Citizen DJ is available to preview now and is expected to be available in Summer 2020.

10 thoughts on “The Library Of Congress Intros Legal Sample Library, Citizen DJ

  1. “Since its beginnings in the 1970s, hip hop has become today’s dominant worldwide music genre and cultural movement.”

    (joke) You mean that corporate country & western isn’t the dominant form? (/joke)

    While I think that the LOC project is great, it does dismay me that hip hop may actually be dominant. The data varies depending on what oracle is consulted. (I listen to avant-garde classical and electronic, so what do I know?)

    1. Hip hop has more in common with “avant-garde classical” and “electronic” than any other dominant popular genre of the past 60 years.

      1. Take a look at the associative map that the neural network over at Jukebox (https://openai.com/blog/jukebox/) developed. The Classical grouping is on the far right, the Hip Hop grouping is at the far left. Soundtrack is closest to Classical, but still in a distinct group from it. Country and Jazz are closer, but still are some distance away. Fact is, Kiss is closer to Classical than Hip Hop.

        Yeah, after your comment I spent some time listening to various hip-hop artists on Band Camp (50-100 tracks), but I didn’t find anything that I would listen to twice.

  2. I get really tired of hearing the idea that hip hop is the only musical form that utilizes sampling and hardware such as Akai products. This flies in the face of the reality of the many creators in the ambient or pure electronic modes of sonic creation. I site as just one example the SPK album Zamia Lehmanni Songs Of Byzantine Flowers. This is no hip hop album and it is loaded with samples. Not samples of other people’s music that is re-purposed but samples of sounds. Many different sounds. That after all, was one of the reasons for sampling when it first began to appear. There are countless examples of this type of music, some with beats, others beatless. I’m sure Brian Eno used many a sample on his ambient recordings.

    I think the creation of this website and creation tools is a great idea but could they look beyond narrowcasting everything?

  3. Well this is great and the amazing thing is that the Library of Congress has an Artist in Residence position that accepts creative technologists to jack up the LOC website.

    Man, it would be fantastic if every federal agency had an annually renewed position of artist in residence who had a budget and authority to make the agency’s data more accessible according to whatever the heck scheme the artist fancies, with no oversight from anyone. Census, Health and Human Services, etc. It’s often incredibly difficult to access holdings of these agencies.

  4. There is a ton of copyrighted material in the archive masquerading as public domain. IIRC, a lot is in the free music archive they’ve included here. If they did the work to sift a bunch of that out, great, but I’ll presume they didn’t.

    I played with the drum kits a bit and while it might be fun for a novice, I’ll stick with Ableton and my hardware gear.

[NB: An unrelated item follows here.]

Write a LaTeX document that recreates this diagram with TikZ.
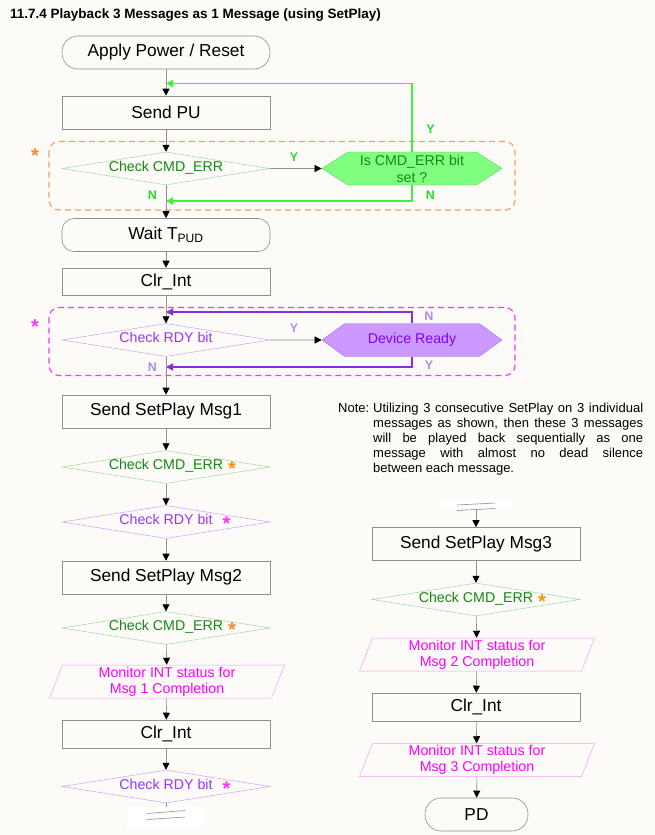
\documentclass[tikz,border=0pt]{standalone}
\usepackage{fontspec}
\setmainfont{Liberation Sans}
\usetikzlibrary{arrows.meta,shapes.geometric,shapes.symbols,positioning}
\definecolor{paper}{HTML}{FCFBF8}
\definecolor{linegray}{HTML}{8F8F8F}
\definecolor{cmdtext}{HTML}{138A13}
\definecolor{cmdline}{HTML}{9FD89F}
\definecolor{loopgreen}{HTML}{3CF03C}
\definecolor{yngreen}{HTML}{2BD92B}
\definecolor{hexfill}{HTML}{80FF80}
\definecolor{hexline}{HTML}{5FCF5F}
\definecolor{rdytext}{HTML}{9933FF}
\definecolor{rdyline}{HTML}{C8A2FF}
\definecolor{readyfill}{HTML}{CC99FF}
\definecolor{readyline}{HTML}{A77BE8}
\definecolor{readytext}{HTML}{8000FF}
\definecolor{looppurple}{HTML}{8A2BE2}
\definecolor{ynpurple}{HTML}{B08CF0}
\definecolor{montext}{HTML}{FF00FF}
\definecolor{monline}{HTML}{FF99FF}
\definecolor{errorange}{HTML}{FF8C1A}
\definecolor{errdash}{HTML}{FF9966}
\definecolor{rdymag}{HTML}{FF33FF}
\newcommand{\cmdstar}{\rlap{\hspace{5pt}\raisebox{-6pt}{\fontsize{20}{20}\selectfont\bfseries\color{errorange}*}}}
\newcommand{\rdystar}{\rlap{\hspace{10pt}\raisebox{-6pt}{\fontsize{20}{20}\selectfont\bfseries\color{rdymag}*}}}
\tikzset{
  base/.style={draw=linegray,line width=0.6pt,minimum width=208pt,minimum height=33pt,inner sep=0pt,font=\fontsize{17.3}{20}\selectfont},
  proc/.style={base,rectangle},
  term/.style={base,rounded corners=16pt},
  dec/.style={diamond,aspect=6.3,minimum width=208pt,minimum height=33pt,inner sep=0pt,text height=5pt,text depth=0pt,line width=0.5pt,font=\fontsize{14.2}{16}\selectfont},
  cmddec/.style={dec,draw=cmdline,text=cmdtext},
  rdydec/.style={dec,draw=rdyline,text=rdytext},
  hexa/.style={signal,signal to=east and west,minimum width=180pt,minimum height=33pt,inner sep=0pt,align=center,font=\fontsize{14.2}{17}\selectfont},
  hexg/.style={hexa,signal pointer angle=65,fill=hexfill,draw=hexline,text=cmdtext},
  hexp/.style={hexa,signal pointer angle=72,fill=readyfill,draw=readyline,text=readytext},
  mon/.style={trapezium,trapezium left angle=66,trapezium right angle=114,trapezium stretches body,draw=monline,text=montext,line width=0.5pt,minimum width=235pt,minimum height=33pt,inner sep=0pt,align=center,font=\fontsize{14.2}{16}\selectfont},
  flow/.style={draw=linegray,line width=0.6pt,-{Triangle[length=7pt,width=7pt,black]}},
  flowline/.style={draw=linegray,line width=0.6pt},
  loopg/.style={draw=loopgreen,line width=1.4pt,-{Triangle[length=7pt,width=7pt]}},
  loopp/.style={draw=looppurple,line width=1.4pt,-{Triangle[length=7pt,width=7pt]}},
  errzone/.style={draw=errdash,line width=1.1pt,dash pattern=on 6pt off 4pt,rounded corners=10pt},
  rdyzone/.style={draw=rdymag,line width=1.1pt,dash pattern=on 6pt off 4pt,rounded corners=10pt},
  ynlab/.style={inner sep=0pt,font=\fontsize{12.5}{14}\selectfont\bfseries},
  bigstar/.style={inner sep=0pt,font=\fontsize{20}{20}\selectfont\bfseries},
  note/.style={inner sep=0pt,font=\fontsize{13}{15}\selectfont},
  title/.style={inner sep=0pt,font=\fontsize{13.5}{15}\selectfont\bfseries}
}
\begin{document}
\begin{tikzpicture}[x=1pt,y=-1pt]
\fill[paper] (0,0) rectangle (655,835);
\useasboundingbox (0,0) rectangle (655,835);
\node[title,anchor=base west] (title) at (10,18.3) {11.7.4 Playback 3 Messages as 1 Message (using SetPlay)};
% dashed zones
\draw[errzone] (49,141.5) rectangle (515,210);
\draw[rdyzone] (49,307.5) rectangle (515,375.5);
\node[bigstar,text=errorange] (star0) at (35,156) {*};
\node[bigstar,text=rdymag] (star1) at (35,327) {*};
% left column
\node[term] (power) at (166,52.5) {Apply Power / Reset};
\node[proc] (sendpu) at (166,112.5) {Send PU};
\node[cmddec] (cmd0) at (166,168.5) {Check CMD\_ERR};
\node[hexg] (iserr) at (412,168.5) {Is CMD\_ERR bit\\set ?};
\node[term,rounded corners=12pt] (wait) at (166,235) {Wait T\textsubscript{PUD}};
\node[proc,minimum height=27pt] (clr0) at (166,281.5) {Clr\_Int};
\node[rdydec] (rdy0) at (166,340) {Check RDY bit};
\node[hexp] (ready) at (412,340) {Device Ready};
\node[proc] (msg1) at (166,411.5) {Send SetPlay Msg1};
\node[cmddec] (cmd1) at (166,467) {Check CMD\_ERR\cmdstar};
\node[rdydec] (rdy1) at (166,522) {Check RDY bit\rdystar};
\node[proc] (msg2) at (166,577.5) {Send SetPlay Msg2};
\node[cmddec] (cmd2) at (166,628) {Check CMD\_ERR\cmdstar};
\node[mon] (mon1) at (167,681.5) {Monitor INT status for\\Msg 1 Completion};
\node[proc,minimum height=28pt] (clr1) at (166,734) {Clr\_Int};
\node[rdydec] (rdy2) at (166,786.5) {Check RDY bit\rdystar};
\coordinate (cut1) at (166,812);
% right column
\coordinate (cut2) at (476,509);
\node[proc] (msg3) at (476,544) {Send SetPlay Msg3};
\node[cmddec] (cmd3) at (476,599.5) {Check CMD\_ERR\cmdstar};
\node[mon] (mon2) at (477,654.5) {Monitor INT status for\\Msg 2 Completion};
\node[proc,minimum height=28pt] (clr2) at (476,707) {Clr\_Int};
\node[mon] (mon3) at (477,760) {Monitor INT status for\\Msg 3 Completion};
\node[term,minimum width=103pt] (pd) at (476.5,814.5) {PD};
% note
\node[note,anchor=base west] (note) at (338,412.7) {\makebox[35pt][l]{Note:}\parbox[t]{270pt}{Utilizing 3 consecutive SetPlay on 3 individual\linebreak messages as shown, then these 3 messages\linebreak will be played back sequentially as one\linebreak message with almost no dead silence\linebreak between each message.}};
% loop joins
\coordinate (join0) at (166,83.5);
\coordinate (join1) at (166,201);
\coordinate (join2) at (166,312);
\coordinate (join3) at (166,367);
% connectors
\draw[flow] (power) -- (sendpu);
\draw[flow] (sendpu) -- (cmd0);
\draw[flow] (cmd0) -- (wait);
\draw[flow] (cmd0) -- (iserr);
\draw[loopg] (iserr.north) |- (join0);
\draw[loopg] (iserr.south) |- (join1);
\draw[flow] (wait) -- (clr0);
\draw[flow] (clr0) -- (rdy0);
\draw[flow] (rdy0) -- (ready);
\draw[loopp] (ready.north) |- (join2);
\draw[loopp] (ready.south) |- (join3);
\draw[flow] (rdy0) -- (msg1);
\draw[flow] (msg1) -- (cmd1);
\draw[flow] (cmd1) -- (rdy1);
\draw[flow] (rdy1) -- (msg2);
\draw[flow] (msg2) -- (cmd2);
\draw[flow] (cmd2) -- (mon1);
\draw[flow] (mon1) -- (clr1);
\draw[flow] (clr1) -- (rdy2);
\draw[flowline] (rdy2) -- (cut1);
\draw[flow] (cut2) -- (msg3);
\draw[flow] (msg3) -- (cmd3);
\draw[flow] (cmd3) -- (mon2);
\draw[flow] (mon2) -- (clr2);
\draw[flow] (clr2) -- (mon3);
\draw[flow] (mon3) -- (pd);
% break marks
\fill[white] (127,807) rectangle (203,828);
\draw[flowline] (147,813.5) -- (185,810.5) (147,819.5) -- (185,817);
\fill[white] (440,499) rectangle (512,508);
\draw[flowline] (457,505) -- (495,503) (457,510.5) -- (495,508.5);
% Y/N labels
\node[ynlab,text=yngreen] (y0) at (294,157) {Y};
\node[ynlab,text=yngreen] (y1) at (430.5,129) {Y};
\node[ynlab,text=yngreen] (n0) at (152.5,195.5) {N};
\node[ynlab,text=yngreen] (n1) at (430.5,195.5) {N};
\node[ynlab,text=ynpurple] (y2) at (294,328) {Y};
\node[ynlab,text=ynpurple] (n2) at (429,316.5) {N};
\node[ynlab,text=ynpurple] (y3) at (429,365.5) {Y};
\node[ynlab,text=ynpurple] (n3) at (152.5,367) {N};
\end{tikzpicture}
\end{document}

Great source for exploring and downloading samples though.

  5. This is an American fantasy bubble, people don’t go to Hip-hop clubs in Europe and haven’t in my living memory. The most popular music form has been and has always been EDM. It’s in the clubs, pubs, adverts, TV background over here. Hip-pop exists but to call it a distant 2nd would be greatly exaggerating it’s place in modern world music.

  6. People don’t go to Hip Hop Clubs for the same reasons that the Library of Congress project is recognizing its influence; it’s the voice of working class and poor, the Hip Hop that matters speaks to the same ideals that Punk did in the 70’s. And while I love the Clash there’s not much pop-punk that I personally would listen to. But I don’t deny the fact of punk’s indelible mark on culture.

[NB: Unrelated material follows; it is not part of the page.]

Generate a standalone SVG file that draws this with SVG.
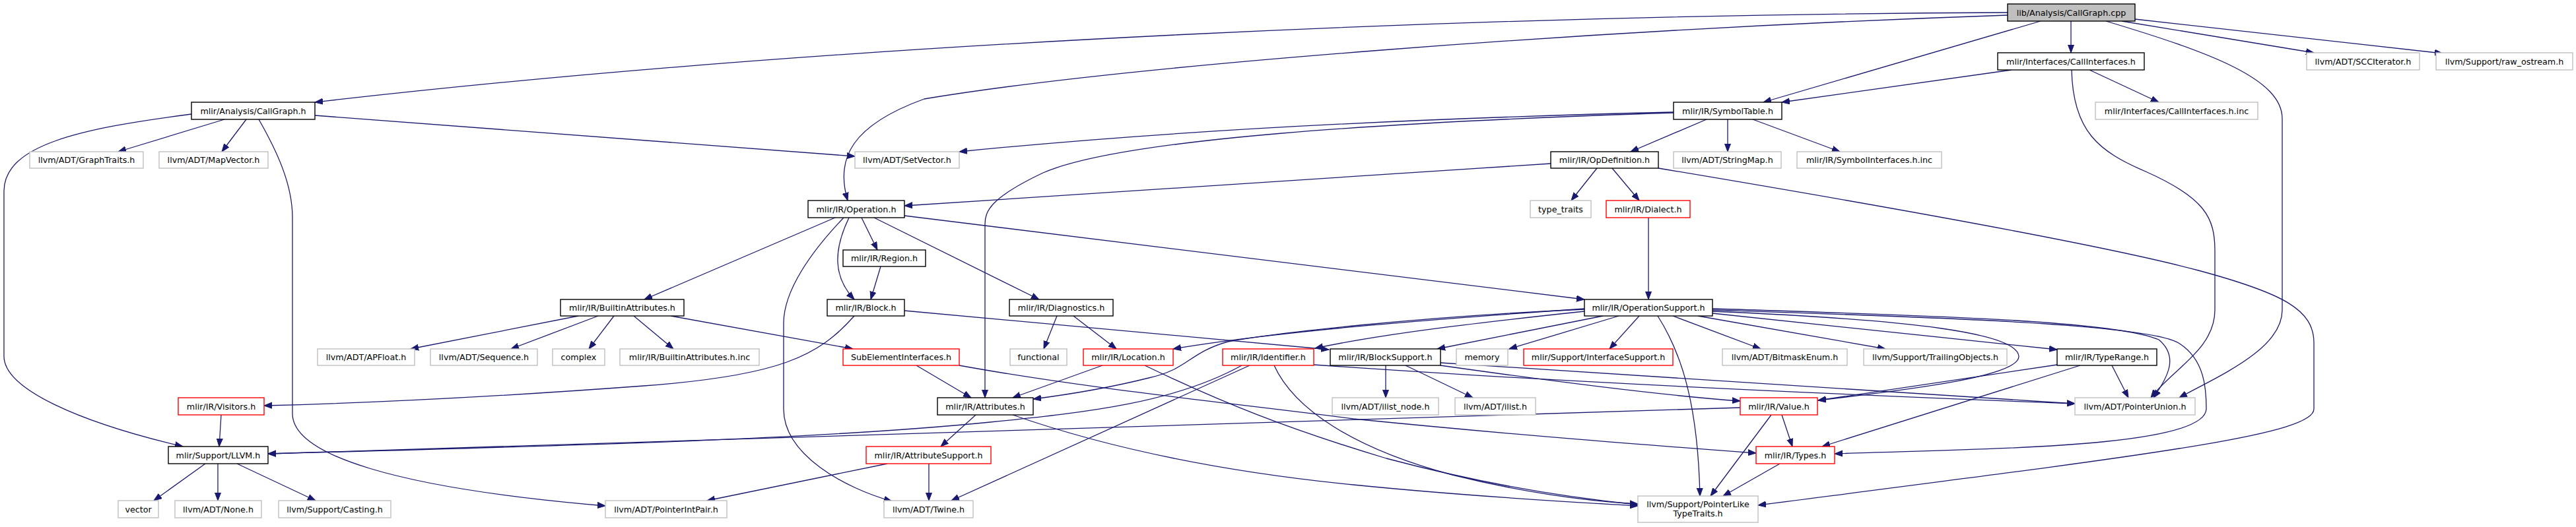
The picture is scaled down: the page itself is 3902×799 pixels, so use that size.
<svg xmlns="http://www.w3.org/2000/svg" width="3902" height="799" viewBox="0 0 3902 799">
<defs>
<style>
.node rect{fill:#ffffff;stroke-width:1.4}
.k rect{stroke:#000000}
.g rect{stroke:#bfbfbf}
.r rect{stroke:#ff0000}
.top rect{fill:#bfbfbf;stroke:#000000}
text{font-family:"DejaVu Sans","Liberation Sans",sans-serif;font-size:12.7px;text-anchor:middle;fill:#000000}
.edges path{fill:none;stroke:#191970;stroke-width:1.3;marker-end:url(#arr)}
</style>
<marker id="arr" markerUnits="userSpaceOnUse" markerWidth="14" markerHeight="12" refX="12" refY="5" orient="auto">
<path d="M0,0.5 L12,5 L0,9.5 z" fill="#191970" stroke="#191970" stroke-width="1"/>
</marker>
</defs>
<rect x="0" y="0" width="3902" height="799" fill="#ffffff"/>
<g id="edges" class="edges">
<path d="M3041,19 C2300,22 1300,60 477,155"/>
<path d="M3041,23 C2400,45 1700,100 1400,150 C1290,190 1265,240 1284,304"/>
<path d="M3091,32 L2671,155"/>
<path d="M3137,32 L3137,80"/>
<path d="M3190,32 C3350,80 3457,120 3457,180 L3457,470 C3457,530 3360,570 3301,603"/>
<path d="M3214,32 L3505,80"/>
<path d="M3234,29 L3700,81"/>
<path d="M3047,106 L2699,155"/>
<path d="M3165,106 L3270,155"/>
<path d="M3138,106 C3140,200 3180,230 3250,260 C3340,300 3355,330 3355,380 L3355,470 C3355,530 3290,560 3258,603"/>
<path d="M2585,181 L2470,230"/>
<path d="M2617,181 L2617,230"/>
<path d="M2655,181 L2787,230"/>
<path d="M2535,170 C2200,178 1800,195 1453,230"/>
<path d="M2535,171 C2100,185 1700,210 1580,262 C1500,300 1492,320 1492,340 L1492,603"/>
<path d="M340,181 L179,230"/>
<path d="M373,181 L336,230"/>
<path d="M477,175 L1295,237"/>
<path d="M290,173 C120,195 6,220 6,290 L6,540 C6,590 120,640 277,677"/>
<path d="M392,181 C420,230 443,280 443,330 L443,627 C443,690 600,740 917,767"/>
<path d="M1265,330 L976,454"/>
<path d="M1278,330 C1230,380 1187,440 1187,490 L1187,620 C1187,690 1280,740 1351,760"/>
<path d="M1286,330 C1262,380 1262,420 1294,454"/>
<path d="M1305,330 L1329,379"/>
<path d="M1324,330 L1574,454"/>
<path d="M1370,327 L2400,454"/>
<path d="M2349,248 L1370,312"/>
<path d="M1334,404 L1319,454"/>
<path d="M2419,255 L2380,304"/>
<path d="M2442,255 L2483,304"/>
<path d="M2512,255 C2900,320 3200,375 3330,410 C3460,445 3505,470 3505,520 L3505,620 C3505,660 3250,690 2663,766"/>
<path d="M2497,330 L2497,454"/>
<path d="M876,479 L622,529"/>
<path d="M906,479 L774,529"/>
<path d="M930,479 L892,529"/>
<path d="M960,479 L1020,529"/>
<path d="M1016,479 L1292,529"/>
<path d="M1294,479 C1240,540 1180,570 975,585 C800,598 600,610 400,615"/>
<path d="M1370,471 L2013,530"/>
<path d="M1601,479 L1581,529"/>
<path d="M1626,479 L1691,529"/>
<path d="M1388,554 L1471,603"/>
<path d="M1453,554 C1650,590 1900,615 2050,635 C2300,660 2500,675 2660,687"/>
<path d="M1670,554 L1534,603"/>
<path d="M1734,554 C1850,610 1950,650 2100,695 C2250,735 2380,755 2481,765"/>
<path d="M1930,554 C1960,620 2050,680 2200,720 C2300,745 2400,760 2481,764"/>
<path d="M1478,629 L1425,677"/>
<path d="M1534,629 C1680,680 1850,715 2050,735 C2250,755 2400,762 2481,767"/>
<path d="M1344,703 L1071,759"/>
<path d="M1407,703 L1407,759"/>
<path d="M1881,554 C1780,610 1650,625 1500,640 C1250,665 900,675 406,688"/>
<path d="M2636,618 C2100,635 1300,665 406,688"/>
<path d="M1893,554 L1441,759"/>
<path d="M1990,553 C2300,575 2700,595 3143,612"/>
<path d="M2182,550 C2600,575 2900,598 3143,612"/>
<path d="M2099,554 L2099,603"/>
<path d="M2129,554 L2231,603"/>
<path d="M2182,554 C2400,585 2550,602 2636,608"/>
<path d="M2400,468 C2200,482 1950,500 1777,529"/>
<path d="M2400,469 C2150,480 1930,505 1860,518 C1800,535 1800,560 1740,573 C1680,588 1620,598 1565,605"/>
<path d="M2400,472 C2250,488 2100,505 1992,528"/>
<path d="M2428,479 L2177,529"/>
<path d="M2452,479 L2286,529"/>
<path d="M2483,479 L2438,529"/>
<path d="M2511,479 C2550,540 2572,620 2575,752"/>
<path d="M2534,479 L2667,529"/>
<path d="M2572,479 L2856,529"/>
<path d="M2594,475 L3116,530"/>
<path d="M2594,468 C2900,478 3200,485 3270,515 C3300,540 3285,570 3262,603"/>
<path d="M2594,470 C2900,480 3250,490 3300,520 C3340,545 3342,590 3342,620 C3340,680 3000,680 2779,688"/>
<path d="M2594,472 C2900,485 3055,505 3058,540 C3060,570 2900,590 2754,607"/>
<path d="M3116,553 L2754,607"/>
<path d="M3151,554 L2760,677"/>
<path d="M3199,554 L3224,603"/>
<path d="M2699,629 L2715,677"/>
<path d="M2683,629 L2591,752"/>
<path d="M2696,703 L2610,752"/>
<path d="M335,629 L332,677"/>
<path d="M311,703 L233,759"/>
<path d="M330,703 L330,759"/>
<path d="M359,703 L478,759"/>
</g>
<g id="n_cpp" class="node top"><rect x="3041" y="6" width="193" height="26"/><text x="3137.5" y="23.5">lib/Analysis/CallGraph.cpp</text></g>
<g id="n_callgraph_h" class="node k"><rect x="290" y="155" width="187" height="26"/><text x="383.5" y="172.5">mlir/Analysis/CallGraph.h</text></g>
<g id="n_graphtraits" class="node g"><rect x="45" y="230" width="172" height="25"/><text x="131" y="247">llvm/ADT/GraphTraits.h</text></g>
<g id="n_mapvector" class="node g"><rect x="241" y="230" width="165" height="25"/><text x="323.5" y="247">llvm/ADT/MapVector.h</text></g>
<g id="n_setvector" class="node g"><rect x="1295" y="230" width="158" height="25"/><text x="1374" y="247">llvm/ADT/SetVector.h</text></g>
<g id="n_operation" class="node k"><rect x="1224" y="304" width="146" height="26"/><text x="1297" y="321.5">mlir/IR/Operation.h</text></g>
<g id="n_region" class="node k"><rect x="1277" y="379" width="125" height="25"/><text x="1339.5" y="396">mlir/IR/Region.h</text></g>
<g id="n_symboltable" class="node k"><rect x="2535" y="155" width="164" height="26"/><text x="2617" y="172.5">mlir/IR/SymbolTable.h</text></g>
<g id="n_opdef" class="node k"><rect x="2349" y="230" width="163" height="25"/><text x="2430.5" y="247">mlir/IR/OpDefinition.h</text></g>
<g id="n_stringmap" class="node g"><rect x="2535" y="230" width="163" height="25"/><text x="2616.5" y="247">llvm/ADT/StringMap.h</text></g>
<g id="n_symifaceinc" class="node g"><rect x="2722" y="230" width="219" height="25"/><text x="2831.5" y="247">mlir/IR/SymbolInterfaces.h.inc</text></g>
<g id="n_typetraits" class="node g"><rect x="2318" y="304" width="92" height="26"/><text x="2364" y="321.5">type_traits</text></g>
<g id="n_dialect" class="node r"><rect x="2433" y="304" width="127" height="26"/><text x="2496.5" y="321.5">mlir/IR/Dialect.h</text></g>
<g id="n_callifaces" class="node k"><rect x="3026" y="80" width="222" height="26"/><text x="3137" y="97.5">mlir/Interfaces/CallInterfaces.h</text></g>
<g id="n_scc" class="node g"><rect x="3494" y="80" width="171" height="26"/><text x="3579.5" y="97.5">llvm/ADT/SCCIterator.h</text></g>
<g id="n_rawos" class="node g"><rect x="3690" y="80" width="207" height="26"/><text x="3793.5" y="97.5">llvm/Support/raw_ostream.h</text></g>
<g id="n_callifacesinc" class="node g"><rect x="3174" y="155" width="246" height="26"/><text x="3297" y="172.5">mlir/Interfaces/CallInterfaces.h.inc</text></g>
<g id="n_builtinattrs" class="node k"><rect x="849" y="454" width="187" height="25"/><text x="942.5" y="471">mlir/IR/BuiltinAttributes.h</text></g>
<g id="n_apfloat" class="node g"><rect x="481" y="529" width="147" height="25"/><text x="554.5" y="546">llvm/ADT/APFloat.h</text></g>
<g id="n_sequence" class="node g"><rect x="652" y="529" width="162" height="25"/><text x="733" y="546">llvm/ADT/Sequence.h</text></g>
<g id="n_complex" class="node g"><rect x="837" y="529" width="79" height="25"/><text x="876.5" y="546">complex</text></g>
<g id="n_builtinattrsinc" class="node g"><rect x="939" y="529" width="211" height="25"/><text x="1044.5" y="546">mlir/IR/BuiltinAttributes.h.inc</text></g>
<g id="n_visitors" class="node r"><rect x="270" y="603" width="130" height="26"/><text x="335" y="620.5">mlir/IR/Visitors.h</text></g>
<g id="n_llvm" class="node k"><rect x="255" y="677" width="151" height="26"/><text x="330.5" y="694.5">mlir/Support/LLVM.h</text></g>
<g id="n_vector" class="node g"><rect x="179" y="759" width="61" height="26"/><text x="209.5" y="776.5">vector</text></g>
<g id="n_none" class="node g"><rect x="265" y="759" width="131" height="26"/><text x="330.5" y="776.5">llvm/ADT/None.h</text></g>
<g id="n_casting" class="node g"><rect x="422" y="759" width="170" height="26"/><text x="507" y="776.5">llvm/Support/Casting.h</text></g>
<g id="n_pointerintpair" class="node g"><rect x="917" y="759" width="184" height="26"/><text x="1009" y="776.5">llvm/ADT/PointerIntPair.h</text></g>
<g id="n_block" class="node k"><rect x="1253" y="454" width="117" height="25"/><text x="1311.5" y="471">mlir/IR/Block.h</text></g>
<g id="n_diagnostics" class="node k"><rect x="1529" y="454" width="157" height="25"/><text x="1607.5" y="471">mlir/IR/Diagnostics.h</text></g>
<g id="n_subelem" class="node r"><rect x="1277" y="529" width="176" height="25"/><text x="1365" y="546">SubElementInterfaces.h</text></g>
<g id="n_functional" class="node g"><rect x="1530" y="529" width="86" height="25"/><text x="1573" y="546">functional</text></g>
<g id="n_location" class="node r"><rect x="1641" y="529" width="136" height="25"/><text x="1709" y="546">mlir/IR/Location.h</text></g>
<g id="n_identifier" class="node r"><rect x="1852" y="529" width="138" height="25"/><text x="1921" y="546">mlir/IR/Identifier.h</text></g>
<g id="n_attributes" class="node k"><rect x="1420" y="603" width="145" height="26"/><text x="1492.5" y="620.5">mlir/IR/Attributes.h</text></g>
<g id="n_attrsupport" class="node r"><rect x="1312" y="677" width="189" height="26"/><text x="1406.5" y="694.5">mlir/IR/AttributeSupport.h</text></g>
<g id="n_twine" class="node g"><rect x="1339" y="759" width="135" height="26"/><text x="1406.5" y="776.5">llvm/ADT/Twine.h</text></g>
<g id="n_opsupport" class="node k"><rect x="2400" y="454" width="194" height="25"/><text x="2497" y="471">mlir/IR/OperationSupport.h</text></g>
<g id="n_blocksupport" class="node k"><rect x="2015" y="529" width="167" height="25"/><text x="2098.5" y="546">mlir/IR/BlockSupport.h</text></g>
<g id="n_memory" class="node g"><rect x="2206" y="529" width="78" height="25"/><text x="2245" y="546">memory</text></g>
<g id="n_ifacesupport" class="node r"><rect x="2308" y="529" width="226" height="25"/><text x="2421" y="546">mlir/Support/InterfaceSupport.h</text></g>
<g id="n_bitmask" class="node g"><rect x="2609" y="529" width="189" height="25"/><text x="2703.5" y="546">llvm/ADT/BitmaskEnum.h</text></g>
<g id="n_trailing" class="node g"><rect x="2823" y="529" width="217" height="25"/><text x="2931.5" y="546">llvm/Support/TrailingObjects.h</text></g>
<g id="n_typerange" class="node k"><rect x="3116" y="529" width="151" height="25"/><text x="3191.5" y="546">mlir/IR/TypeRange.h</text></g>
<g id="n_ilistnode" class="node g"><rect x="2018" y="603" width="161" height="26"/><text x="2098.5" y="620.5">llvm/ADT/ilist_node.h</text></g>
<g id="n_ilist" class="node g"><rect x="2204" y="603" width="122" height="26"/><text x="2265" y="620.5">llvm/ADT/ilist.h</text></g>
<g id="n_value" class="node r"><rect x="2636" y="603" width="117" height="26"/><text x="2694.5" y="620.5">mlir/IR/Value.h</text></g>
<g id="n_pointerunion" class="node g"><rect x="3143" y="603" width="182" height="26"/><text x="3234" y="620.5">llvm/ADT/PointerUnion.h</text></g>
<g id="n_types" class="node r"><rect x="2660" y="677" width="119" height="26"/><text x="2719.5" y="694.5">mlir/IR/Types.h</text></g>
<g id="n_pltt" class="node g"><rect x="2481" y="752" width="182" height="40"/><text x="2572" y="769">llvm/Support/PointerLike</text><text x="2572" y="783">TypeTraits.h</text></g>
</svg>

    Hip hop has come so far though, and encompasses so many sub-genres, another reason its being placed in the title of this project. Like all cultural movements that start in expression and idealism, it has been commodified and pummeled into a baseline that’s so far from what it started as it doesn’t really bare trying to argue about its value.

    But trust, there’s a lot of great hip hop music out there.